_GIVEN INSTRUCTION_:
Pick out every line in the data below that holds "this".

Rows from a dataset of charts and code:
<<<<
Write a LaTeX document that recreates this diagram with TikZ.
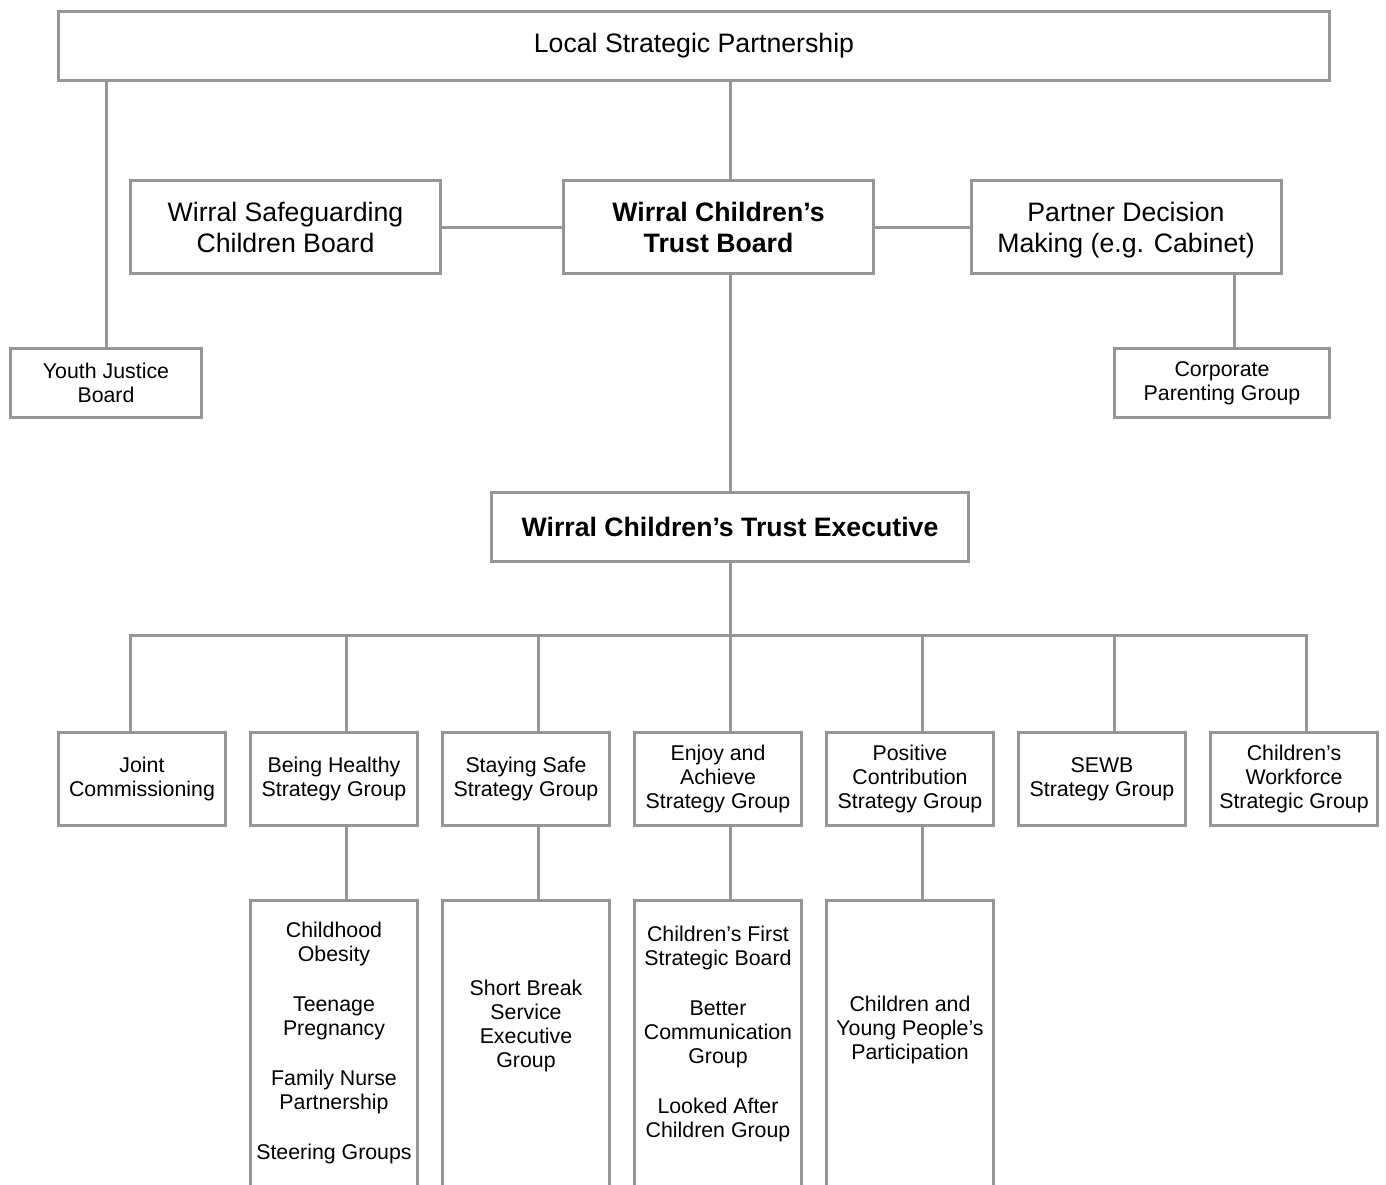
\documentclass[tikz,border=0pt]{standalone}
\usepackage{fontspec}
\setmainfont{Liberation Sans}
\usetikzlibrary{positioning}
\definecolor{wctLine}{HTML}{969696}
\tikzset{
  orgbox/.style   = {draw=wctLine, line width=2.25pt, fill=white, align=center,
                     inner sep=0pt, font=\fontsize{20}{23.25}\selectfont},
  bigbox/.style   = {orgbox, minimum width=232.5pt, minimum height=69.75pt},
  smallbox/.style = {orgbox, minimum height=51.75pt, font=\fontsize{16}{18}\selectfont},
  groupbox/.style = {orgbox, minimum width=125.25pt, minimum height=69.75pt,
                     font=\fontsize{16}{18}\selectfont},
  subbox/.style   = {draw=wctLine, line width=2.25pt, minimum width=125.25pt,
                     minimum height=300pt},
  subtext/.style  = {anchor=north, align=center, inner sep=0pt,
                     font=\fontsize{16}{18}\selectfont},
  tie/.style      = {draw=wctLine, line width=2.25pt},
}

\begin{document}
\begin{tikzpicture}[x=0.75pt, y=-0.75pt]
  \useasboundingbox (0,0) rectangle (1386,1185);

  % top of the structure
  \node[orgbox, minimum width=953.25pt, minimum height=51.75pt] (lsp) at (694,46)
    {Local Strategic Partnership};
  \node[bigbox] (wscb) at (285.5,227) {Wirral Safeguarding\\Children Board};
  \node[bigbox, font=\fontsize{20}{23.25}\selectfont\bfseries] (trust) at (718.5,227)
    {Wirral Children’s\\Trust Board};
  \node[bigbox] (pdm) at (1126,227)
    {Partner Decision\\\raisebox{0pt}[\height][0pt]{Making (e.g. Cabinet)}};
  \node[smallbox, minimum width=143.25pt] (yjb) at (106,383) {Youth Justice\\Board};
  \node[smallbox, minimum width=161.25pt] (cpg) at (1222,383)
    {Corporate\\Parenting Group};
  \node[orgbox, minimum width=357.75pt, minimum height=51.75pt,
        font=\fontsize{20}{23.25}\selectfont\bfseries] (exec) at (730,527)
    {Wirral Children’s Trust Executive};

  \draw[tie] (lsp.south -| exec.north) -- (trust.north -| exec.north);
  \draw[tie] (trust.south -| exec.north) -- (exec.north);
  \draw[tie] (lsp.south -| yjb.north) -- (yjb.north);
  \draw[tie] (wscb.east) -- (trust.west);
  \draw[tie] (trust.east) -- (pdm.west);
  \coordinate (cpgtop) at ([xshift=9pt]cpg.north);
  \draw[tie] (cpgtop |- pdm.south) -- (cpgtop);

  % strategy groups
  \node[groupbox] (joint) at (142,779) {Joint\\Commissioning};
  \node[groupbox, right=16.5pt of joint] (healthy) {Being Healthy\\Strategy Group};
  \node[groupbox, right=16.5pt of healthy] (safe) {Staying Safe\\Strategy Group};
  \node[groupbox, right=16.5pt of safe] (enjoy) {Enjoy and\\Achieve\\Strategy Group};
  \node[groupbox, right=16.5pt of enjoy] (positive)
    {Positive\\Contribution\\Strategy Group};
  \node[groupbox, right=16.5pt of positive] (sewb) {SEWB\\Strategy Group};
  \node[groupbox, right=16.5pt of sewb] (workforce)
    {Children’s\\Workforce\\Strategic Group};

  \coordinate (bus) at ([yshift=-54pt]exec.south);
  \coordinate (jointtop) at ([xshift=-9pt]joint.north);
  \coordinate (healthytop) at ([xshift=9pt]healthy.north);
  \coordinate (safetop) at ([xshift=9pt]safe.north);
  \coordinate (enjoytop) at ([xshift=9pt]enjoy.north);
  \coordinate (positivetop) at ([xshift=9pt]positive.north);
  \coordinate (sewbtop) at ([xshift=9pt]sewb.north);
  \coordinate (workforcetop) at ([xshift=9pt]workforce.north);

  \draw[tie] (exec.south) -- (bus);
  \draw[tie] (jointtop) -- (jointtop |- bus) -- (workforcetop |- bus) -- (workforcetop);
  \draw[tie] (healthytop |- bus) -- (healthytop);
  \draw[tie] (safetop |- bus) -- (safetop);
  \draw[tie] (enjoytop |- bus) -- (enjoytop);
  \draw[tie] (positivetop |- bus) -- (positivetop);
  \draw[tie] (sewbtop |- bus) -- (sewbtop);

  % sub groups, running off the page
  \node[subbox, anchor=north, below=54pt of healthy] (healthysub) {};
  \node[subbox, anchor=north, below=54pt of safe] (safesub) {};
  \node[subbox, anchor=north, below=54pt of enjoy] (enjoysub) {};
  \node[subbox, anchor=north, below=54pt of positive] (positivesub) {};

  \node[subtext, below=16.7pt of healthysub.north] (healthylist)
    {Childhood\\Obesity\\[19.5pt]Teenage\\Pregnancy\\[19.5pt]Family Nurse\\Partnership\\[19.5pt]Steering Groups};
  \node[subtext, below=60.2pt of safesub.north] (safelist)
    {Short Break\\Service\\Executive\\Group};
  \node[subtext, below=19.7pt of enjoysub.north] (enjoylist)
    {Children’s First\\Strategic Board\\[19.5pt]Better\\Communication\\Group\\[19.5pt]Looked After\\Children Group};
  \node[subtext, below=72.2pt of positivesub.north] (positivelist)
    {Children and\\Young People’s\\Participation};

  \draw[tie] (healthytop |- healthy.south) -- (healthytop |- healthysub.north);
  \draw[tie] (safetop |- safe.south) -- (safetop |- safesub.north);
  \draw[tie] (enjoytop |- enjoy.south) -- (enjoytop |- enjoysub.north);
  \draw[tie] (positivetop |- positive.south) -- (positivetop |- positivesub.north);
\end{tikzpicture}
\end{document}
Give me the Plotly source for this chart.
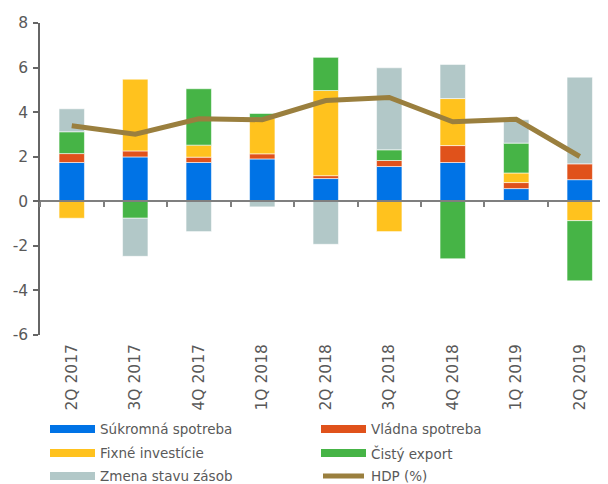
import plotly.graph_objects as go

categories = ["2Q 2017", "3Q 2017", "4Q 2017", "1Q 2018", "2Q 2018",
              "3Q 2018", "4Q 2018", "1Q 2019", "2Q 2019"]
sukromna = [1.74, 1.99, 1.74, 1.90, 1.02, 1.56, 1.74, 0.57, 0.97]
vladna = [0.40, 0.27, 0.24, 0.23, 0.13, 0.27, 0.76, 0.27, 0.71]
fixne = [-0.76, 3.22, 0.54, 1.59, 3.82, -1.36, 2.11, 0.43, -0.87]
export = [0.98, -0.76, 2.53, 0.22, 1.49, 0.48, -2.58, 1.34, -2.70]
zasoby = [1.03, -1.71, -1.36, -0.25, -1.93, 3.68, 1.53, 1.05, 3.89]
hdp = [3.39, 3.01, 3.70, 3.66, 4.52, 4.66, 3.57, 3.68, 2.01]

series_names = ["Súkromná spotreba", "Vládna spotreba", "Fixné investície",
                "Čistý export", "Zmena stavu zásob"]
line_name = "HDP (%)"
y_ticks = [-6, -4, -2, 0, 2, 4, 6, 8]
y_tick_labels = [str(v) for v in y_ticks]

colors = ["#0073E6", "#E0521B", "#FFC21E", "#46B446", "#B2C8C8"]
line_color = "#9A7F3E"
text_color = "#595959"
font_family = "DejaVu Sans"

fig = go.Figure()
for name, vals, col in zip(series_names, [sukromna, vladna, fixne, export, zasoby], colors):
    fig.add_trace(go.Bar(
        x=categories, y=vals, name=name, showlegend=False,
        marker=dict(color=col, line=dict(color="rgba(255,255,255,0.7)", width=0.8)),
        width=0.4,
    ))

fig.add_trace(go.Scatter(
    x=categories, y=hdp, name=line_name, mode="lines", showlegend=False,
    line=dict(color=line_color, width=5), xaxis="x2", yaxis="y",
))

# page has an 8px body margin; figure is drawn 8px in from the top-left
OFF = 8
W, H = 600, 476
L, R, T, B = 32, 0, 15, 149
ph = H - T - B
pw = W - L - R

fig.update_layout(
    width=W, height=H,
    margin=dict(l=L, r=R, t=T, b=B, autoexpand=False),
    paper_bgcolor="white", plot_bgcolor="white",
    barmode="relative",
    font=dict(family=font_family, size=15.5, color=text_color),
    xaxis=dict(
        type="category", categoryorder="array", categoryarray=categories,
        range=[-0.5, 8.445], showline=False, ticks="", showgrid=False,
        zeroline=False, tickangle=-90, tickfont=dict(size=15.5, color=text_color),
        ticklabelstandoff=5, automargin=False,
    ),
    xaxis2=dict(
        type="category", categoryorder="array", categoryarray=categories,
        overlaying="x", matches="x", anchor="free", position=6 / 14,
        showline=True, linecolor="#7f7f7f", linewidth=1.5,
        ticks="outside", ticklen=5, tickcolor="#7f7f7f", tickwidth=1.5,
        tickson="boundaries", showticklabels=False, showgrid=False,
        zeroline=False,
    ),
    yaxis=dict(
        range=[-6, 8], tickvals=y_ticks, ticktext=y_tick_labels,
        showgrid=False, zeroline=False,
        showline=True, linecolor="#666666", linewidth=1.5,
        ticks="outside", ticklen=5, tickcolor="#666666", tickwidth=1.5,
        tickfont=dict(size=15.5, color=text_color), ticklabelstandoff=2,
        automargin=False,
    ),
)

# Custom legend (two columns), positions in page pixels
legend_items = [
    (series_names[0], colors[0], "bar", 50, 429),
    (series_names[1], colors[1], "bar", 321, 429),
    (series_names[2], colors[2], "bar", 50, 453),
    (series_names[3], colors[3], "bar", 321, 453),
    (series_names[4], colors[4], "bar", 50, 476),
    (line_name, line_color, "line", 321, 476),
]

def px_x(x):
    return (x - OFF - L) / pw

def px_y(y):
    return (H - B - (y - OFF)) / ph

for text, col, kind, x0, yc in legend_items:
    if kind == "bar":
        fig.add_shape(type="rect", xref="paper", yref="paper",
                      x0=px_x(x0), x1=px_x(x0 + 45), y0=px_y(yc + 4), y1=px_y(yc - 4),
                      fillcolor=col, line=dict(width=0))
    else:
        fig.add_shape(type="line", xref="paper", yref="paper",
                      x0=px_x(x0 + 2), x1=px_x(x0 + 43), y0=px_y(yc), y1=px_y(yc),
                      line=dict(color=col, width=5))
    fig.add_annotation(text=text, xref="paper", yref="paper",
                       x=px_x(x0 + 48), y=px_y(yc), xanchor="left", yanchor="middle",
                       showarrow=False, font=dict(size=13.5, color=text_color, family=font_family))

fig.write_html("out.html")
>>>>
_EXERCISE OUTPUT_:
Write a LaTeX document that recreates this diagram with TikZ.
Give me the Plotly source for this chart.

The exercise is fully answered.